### Given task:
Write out the listing, please, but only from its first line through the line containing "light_ci_rows = [3, 8]", exactly as given and without pictures.
===== Provided data =====
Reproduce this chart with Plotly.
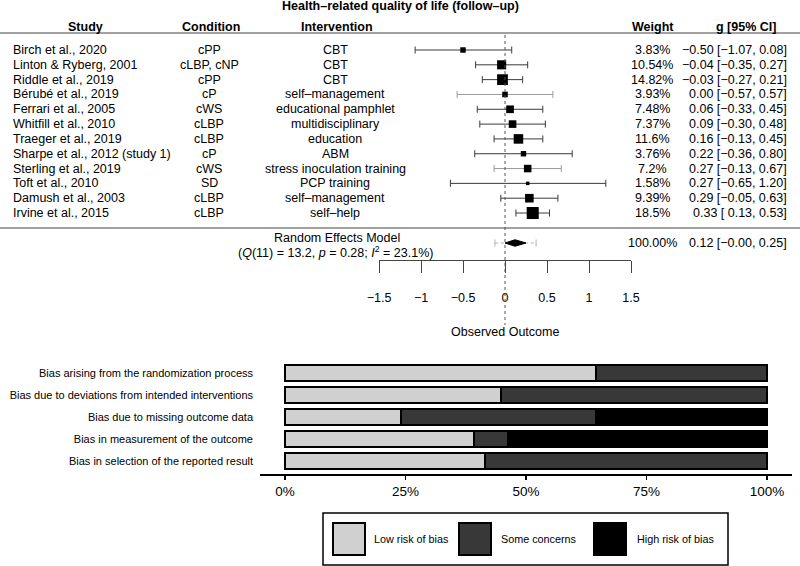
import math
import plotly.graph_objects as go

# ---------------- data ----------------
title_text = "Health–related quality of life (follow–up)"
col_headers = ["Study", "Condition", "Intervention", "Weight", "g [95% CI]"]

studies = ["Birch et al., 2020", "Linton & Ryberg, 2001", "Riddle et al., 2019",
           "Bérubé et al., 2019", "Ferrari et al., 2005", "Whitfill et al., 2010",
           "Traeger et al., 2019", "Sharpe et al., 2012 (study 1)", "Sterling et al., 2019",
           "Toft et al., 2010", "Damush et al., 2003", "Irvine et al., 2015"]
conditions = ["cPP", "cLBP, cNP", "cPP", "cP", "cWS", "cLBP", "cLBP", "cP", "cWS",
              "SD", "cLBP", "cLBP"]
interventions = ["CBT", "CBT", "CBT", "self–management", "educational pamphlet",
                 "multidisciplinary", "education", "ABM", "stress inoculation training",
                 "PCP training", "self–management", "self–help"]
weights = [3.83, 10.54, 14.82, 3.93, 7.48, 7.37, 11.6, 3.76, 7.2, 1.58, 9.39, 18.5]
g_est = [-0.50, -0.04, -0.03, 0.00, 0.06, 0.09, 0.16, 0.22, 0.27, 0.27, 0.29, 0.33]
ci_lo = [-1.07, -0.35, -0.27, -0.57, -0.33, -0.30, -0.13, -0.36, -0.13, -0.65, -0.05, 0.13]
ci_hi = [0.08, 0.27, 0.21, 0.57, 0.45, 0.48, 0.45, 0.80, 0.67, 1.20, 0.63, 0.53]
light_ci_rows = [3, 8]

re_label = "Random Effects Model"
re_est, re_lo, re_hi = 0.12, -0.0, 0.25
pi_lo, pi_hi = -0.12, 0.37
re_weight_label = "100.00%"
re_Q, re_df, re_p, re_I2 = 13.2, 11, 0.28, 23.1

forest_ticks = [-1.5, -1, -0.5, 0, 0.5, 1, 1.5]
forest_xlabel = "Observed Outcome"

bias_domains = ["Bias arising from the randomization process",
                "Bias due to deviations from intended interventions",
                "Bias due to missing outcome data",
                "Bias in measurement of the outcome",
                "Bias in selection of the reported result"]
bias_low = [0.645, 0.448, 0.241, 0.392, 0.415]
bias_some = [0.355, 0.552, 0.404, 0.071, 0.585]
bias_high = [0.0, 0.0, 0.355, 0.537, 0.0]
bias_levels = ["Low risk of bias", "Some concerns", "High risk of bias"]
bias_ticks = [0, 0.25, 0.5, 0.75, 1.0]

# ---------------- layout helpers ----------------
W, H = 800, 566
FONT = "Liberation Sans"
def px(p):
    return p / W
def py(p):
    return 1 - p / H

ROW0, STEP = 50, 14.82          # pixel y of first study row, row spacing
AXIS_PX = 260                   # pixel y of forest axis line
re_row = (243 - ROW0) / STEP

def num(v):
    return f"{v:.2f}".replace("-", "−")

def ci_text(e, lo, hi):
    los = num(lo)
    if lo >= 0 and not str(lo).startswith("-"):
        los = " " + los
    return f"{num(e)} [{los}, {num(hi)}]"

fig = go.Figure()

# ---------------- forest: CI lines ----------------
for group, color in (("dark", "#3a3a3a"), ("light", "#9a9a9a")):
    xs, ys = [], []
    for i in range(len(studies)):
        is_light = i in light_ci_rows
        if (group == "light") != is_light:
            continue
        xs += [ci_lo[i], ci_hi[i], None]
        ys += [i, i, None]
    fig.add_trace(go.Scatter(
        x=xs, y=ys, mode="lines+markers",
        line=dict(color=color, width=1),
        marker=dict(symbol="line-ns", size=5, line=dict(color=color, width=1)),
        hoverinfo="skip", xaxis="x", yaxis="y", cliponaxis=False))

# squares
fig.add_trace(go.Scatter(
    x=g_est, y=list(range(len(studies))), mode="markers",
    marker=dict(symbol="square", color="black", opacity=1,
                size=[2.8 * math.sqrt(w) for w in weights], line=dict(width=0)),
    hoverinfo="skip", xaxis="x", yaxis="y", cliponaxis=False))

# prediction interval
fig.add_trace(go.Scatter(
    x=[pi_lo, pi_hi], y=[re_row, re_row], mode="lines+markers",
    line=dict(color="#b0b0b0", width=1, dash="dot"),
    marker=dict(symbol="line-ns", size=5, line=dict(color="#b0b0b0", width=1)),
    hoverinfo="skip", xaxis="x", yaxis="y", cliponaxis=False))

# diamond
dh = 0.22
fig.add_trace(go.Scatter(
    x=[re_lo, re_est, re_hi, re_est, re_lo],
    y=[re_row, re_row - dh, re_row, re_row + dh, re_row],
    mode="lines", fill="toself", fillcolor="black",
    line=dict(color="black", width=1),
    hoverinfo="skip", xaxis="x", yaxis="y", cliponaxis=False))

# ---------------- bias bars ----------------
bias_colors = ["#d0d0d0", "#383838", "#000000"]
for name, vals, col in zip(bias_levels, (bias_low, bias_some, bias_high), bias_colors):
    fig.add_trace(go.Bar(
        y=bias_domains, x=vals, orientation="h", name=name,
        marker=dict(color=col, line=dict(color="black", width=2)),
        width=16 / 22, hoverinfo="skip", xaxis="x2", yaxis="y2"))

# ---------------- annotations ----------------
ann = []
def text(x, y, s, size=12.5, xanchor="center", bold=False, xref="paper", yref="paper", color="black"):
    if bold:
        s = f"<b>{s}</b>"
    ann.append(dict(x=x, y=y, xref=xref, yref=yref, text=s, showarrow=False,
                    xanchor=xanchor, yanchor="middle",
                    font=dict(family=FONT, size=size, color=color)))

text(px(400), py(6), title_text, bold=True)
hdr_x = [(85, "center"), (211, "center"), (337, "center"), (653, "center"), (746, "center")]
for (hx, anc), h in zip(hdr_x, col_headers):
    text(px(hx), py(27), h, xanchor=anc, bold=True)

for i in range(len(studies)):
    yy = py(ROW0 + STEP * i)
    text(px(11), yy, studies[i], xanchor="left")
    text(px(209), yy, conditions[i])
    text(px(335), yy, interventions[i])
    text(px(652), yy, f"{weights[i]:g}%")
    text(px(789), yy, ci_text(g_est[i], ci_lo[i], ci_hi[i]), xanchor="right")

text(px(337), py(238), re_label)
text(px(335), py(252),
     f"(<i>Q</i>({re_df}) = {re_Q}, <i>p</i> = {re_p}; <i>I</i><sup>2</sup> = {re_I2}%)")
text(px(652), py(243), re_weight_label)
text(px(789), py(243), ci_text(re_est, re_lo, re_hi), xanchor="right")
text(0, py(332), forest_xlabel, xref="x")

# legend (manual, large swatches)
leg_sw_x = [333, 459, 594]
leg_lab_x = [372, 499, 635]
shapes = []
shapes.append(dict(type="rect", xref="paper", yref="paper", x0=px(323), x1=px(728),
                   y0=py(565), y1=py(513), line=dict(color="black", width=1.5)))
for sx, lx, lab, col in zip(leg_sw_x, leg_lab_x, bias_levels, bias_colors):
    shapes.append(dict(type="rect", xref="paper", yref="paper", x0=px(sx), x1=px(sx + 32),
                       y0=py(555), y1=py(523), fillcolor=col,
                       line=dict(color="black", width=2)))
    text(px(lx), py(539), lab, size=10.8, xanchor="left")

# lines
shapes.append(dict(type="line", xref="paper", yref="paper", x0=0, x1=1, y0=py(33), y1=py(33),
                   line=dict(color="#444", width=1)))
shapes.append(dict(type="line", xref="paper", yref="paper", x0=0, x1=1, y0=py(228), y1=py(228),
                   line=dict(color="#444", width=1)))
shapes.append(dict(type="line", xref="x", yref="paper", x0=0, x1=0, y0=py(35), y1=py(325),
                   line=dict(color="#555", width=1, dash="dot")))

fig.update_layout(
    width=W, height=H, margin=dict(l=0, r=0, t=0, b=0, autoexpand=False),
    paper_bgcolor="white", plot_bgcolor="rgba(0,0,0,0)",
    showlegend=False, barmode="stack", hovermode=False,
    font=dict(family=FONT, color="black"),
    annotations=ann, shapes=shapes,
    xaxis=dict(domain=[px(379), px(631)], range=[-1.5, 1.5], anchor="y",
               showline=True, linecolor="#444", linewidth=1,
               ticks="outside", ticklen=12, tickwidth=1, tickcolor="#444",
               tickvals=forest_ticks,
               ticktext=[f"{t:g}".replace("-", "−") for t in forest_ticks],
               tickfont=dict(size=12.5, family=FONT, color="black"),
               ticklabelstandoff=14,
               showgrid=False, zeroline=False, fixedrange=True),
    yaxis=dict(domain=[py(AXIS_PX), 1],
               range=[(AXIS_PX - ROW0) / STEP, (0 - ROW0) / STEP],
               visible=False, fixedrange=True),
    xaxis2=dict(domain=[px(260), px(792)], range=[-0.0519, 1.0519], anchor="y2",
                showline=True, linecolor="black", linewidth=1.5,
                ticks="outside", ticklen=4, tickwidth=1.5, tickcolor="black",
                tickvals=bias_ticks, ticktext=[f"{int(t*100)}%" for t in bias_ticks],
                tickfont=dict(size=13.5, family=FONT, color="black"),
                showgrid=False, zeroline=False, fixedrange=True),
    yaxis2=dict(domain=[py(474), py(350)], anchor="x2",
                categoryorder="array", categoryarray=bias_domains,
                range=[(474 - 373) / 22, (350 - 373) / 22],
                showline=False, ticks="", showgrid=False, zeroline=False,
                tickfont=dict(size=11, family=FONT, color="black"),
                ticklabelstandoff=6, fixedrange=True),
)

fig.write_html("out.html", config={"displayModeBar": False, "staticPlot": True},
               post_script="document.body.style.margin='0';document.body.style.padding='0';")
=====
### Answer:
Reproduce this chart with Plotly.
import math
import plotly.graph_objects as go

# ---------------- data ----------------
title_text = "Health–related quality of life (follow–up)"
col_headers = ["Study", "Condition", "Intervention", "Weight", "g [95% CI]"]

studies = ["Birch et al., 2020", "Linton & Ryberg, 2001", "Riddle et al., 2019",
           "Bérubé et al., 2019", "Ferrari et al., 2005", "Whitfill et al., 2010",
           "Traeger et al., 2019", "Sharpe et al., 2012 (study 1)", "Sterling et al., 2019",
           "Toft et al., 2010", "Damush et al., 2003", "Irvine et al., 2015"]
conditions = ["cPP", "cLBP, cNP", "cPP", "cP", "cWS", "cLBP", "cLBP", "cP", "cWS",
              "SD", "cLBP", "cLBP"]
interventions = ["CBT", "CBT", "CBT", "self–management", "educational pamphlet",
                 "multidisciplinary", "education", "ABM", "stress inoculation training",
                 "PCP training", "self–management", "self–help"]
weights = [3.83, 10.54, 14.82, 3.93, 7.48, 7.37, 11.6, 3.76, 7.2, 1.58, 9.39, 18.5]
g_est = [-0.50, -0.04, -0.03, 0.00, 0.06, 0.09, 0.16, 0.22, 0.27, 0.27, 0.29, 0.33]
ci_lo = [-1.07, -0.35, -0.27, -0.57, -0.33, -0.30, -0.13, -0.36, -0.13, -0.65, -0.05, 0.13]
ci_hi = [0.08, 0.27, 0.21, 0.57, 0.45, 0.48, 0.45, 0.80, 0.67, 1.20, 0.63, 0.53]
light_ci_rows = [3, 8]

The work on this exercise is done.